Mickael: Where I’m going is different from what I’m doing now. The breadth of different challenges/technologies that I am able to tackle is a breath of fresh air, and keeps things interesting for me. We give our engineers agency, because some of the best ideas come from within. When faced with a problem, an engineer’s dream is to try to fix it — that’s something everyone is involved in.
How has Verkada contributed to your growth? How have you contributed to someone else’s?
Mickael: My managers check up on me to make sure I’m happy and doing what I want to do. I get feedback from them as well, ‘You’re good at this here, but you might want to improve this,’ and they provide me with resources to do so. For example, Ben (my manager) suggested that I get more into mentorship and take classes that could help me be a better mentor. The way you approach mentorship is different from being a teacher: when you’re teaching you’re typically above someone, whereas with mentoring you could be on an equal level and friends.

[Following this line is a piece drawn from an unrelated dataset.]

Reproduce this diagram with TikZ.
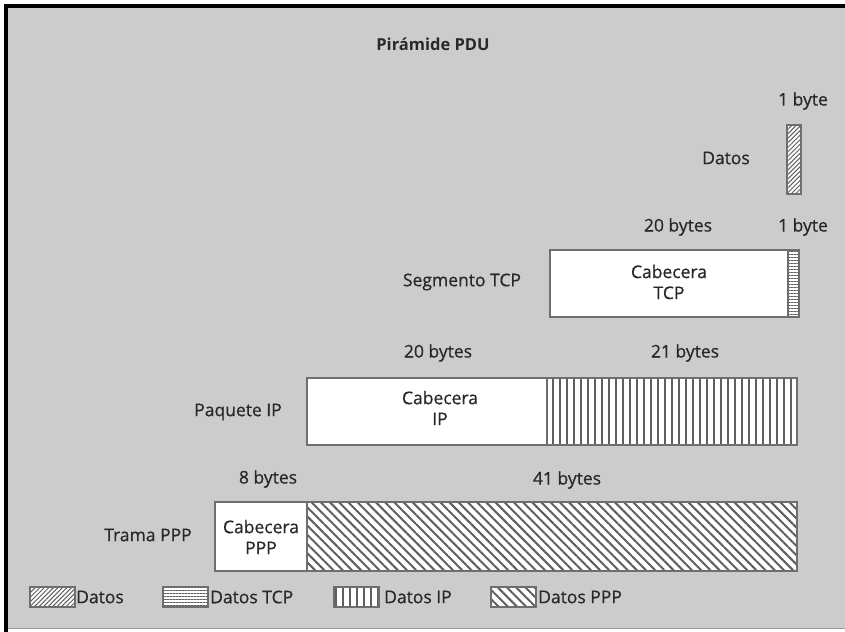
\documentclass[tikz,border=0pt]{standalone}
\usepackage{fontspec}
\setmainfont[FakeBold=0.6]{Open Sans}
\newfontfamily\titlefont{Open Sans}
\usetikzlibrary{patterns.meta}
\definecolor{bg}{RGB}{204,204,204}
\definecolor{edge}{RGB}{110,110,110}
\definecolor{hatch}{RGB}{95,95,95}
\definecolor{ink}{RGB}{40,40,40}
\begin{document}
\begin{tikzpicture}[x=1bp,y=-1bp,
  lbl/.style={font=\fontsize{17.5bp}{21bp}\selectfont, text=ink, inner sep=0pt, align=center},
  ttl/.style={font=\titlefont\fontsize{16.5bp}{20bp}\selectfont\bfseries, text=ink, inner sep=0pt},
  cell/.style={draw=edge, line width=1.3bp, anchor=north west, inner sep=0pt, outer sep=0pt},
  hdr/.style={cell, fill=white},
  hatched/.style={cell, preaction={fill=white}, pattern color=hatch},
  pdatos/.style={hatched, pattern={Lines[angle=45,distance=3.2bp,line width=1bp]}},
  ptcp/.style={hatched, pattern={Lines[angle=0,distance=3bp,line width=0.8bp]}},
  pip/.style={hatched, pattern={Lines[angle=90,distance=7bp,line width=1.1bp]}},
  pppp/.style={hatched, pattern={Lines[angle=-45,distance=6.5bp,line width=2bp]}},
  swatch/.style={minimum width=45bp, minimum height=20bp},
  legtxt/.style={lbl, anchor=west}
]
\useasboundingbox (0,0) rectangle (845,632);
\fill[white] (0,0) rectangle (845,632);
\fill[bg] (6,6) rectangle (845,628);
\draw[edge!70, line width=1bp] (8,628.5) -- (845,628.5);
\draw[black, line width=4bp] (6,632) -- (6,6) -- (845,6);

% title
\node[ttl] (title) at (433,44) {Pirámide PDU};

% data
\node[lbl] (b1) at (803,101) {1 byte};
\node[pdatos, minimum width=14bp, minimum height=69bp] (datos) at (787,125) {};
\node[lbl] (ldatos) at (726,158) {Datos};

% TCP segment
\node[lbl] (t20) at (678,227) {20 bytes};
\node[lbl] (t1) at (803,227) {1 byte};
\node[lbl] (lseg) at (462,282) {Segmento TCP};
\node[hdr, minimum width=238bp, minimum height=67bp] (tcph) at (550,250) {};
\node[ptcp, minimum width=11bp, minimum height=67bp] (tcpd) at (788,250) {};
\node[lbl] (tcpt) at (669,282) {Cabecera\\TCP};

% IP packet
\node[lbl] (i20) at (438,353) {20 bytes};
\node[lbl] (i21) at (685,353) {21 bytes};
\node[lbl] (lpaq) at (238,412) {Paquete IP};
\node[hdr, minimum width=240bp, minimum height=67bp] (iph) at (307,378) {};
\node[pip, minimum width=250bp, minimum height=67bp] (ipd) at (547,378) {};
\node[lbl] (ipt) at (440,408) {Cabecera\\IP};

% PPP frame
\node[lbl] (p8) at (268,479) {8 bytes};
\node[lbl] (p41) at (567,480) {41 bytes};
\node[lbl] (ltrama) at (148,535) {Trama PPP};
\node[hdr, minimum width=92bp, minimum height=69bp] (ppph) at (215,502) {};
\node[pppp, minimum width=490bp, minimum height=69bp] (pppd) at (307,502) {};
\node[lbl] (pppt) at (261,537) {Cabecera\\PPP};

% legend
\node[pdatos, swatch] (s1) at (30,587) {};
\node[legtxt] (l1) at (76,597) {Datos};
\node[ptcp, swatch] (s2) at (163,587) {};
\node[legtxt] (l2) at (210,597) {Datos TCP};
\node[pip, swatch] (s3) at (334,587) {};
\node[legtxt] (l3) at (384,597) {Datos IP};
\node[pppp, swatch] (s4) at (491,587) {};
\node[legtxt] (l4) at (538,597) {Datos PPP};
\end{tikzpicture}
\end{document}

Shaival: On the hardware side, you have a lot of freedom — just like the software side. You can choose your own design, as long as you have a good reason for it. You’re allowed that freedom to make your own decisions and designs. We also have meetings and feedback sessions with our managers on what to improve and where to progress in the next step of our career, whether it’s being a manager or mentor. As a camera lead, I know how I can grow into the next step of my career. With the growth of the company, it’s exciting to see the impact that we have building products that make the world a safer place.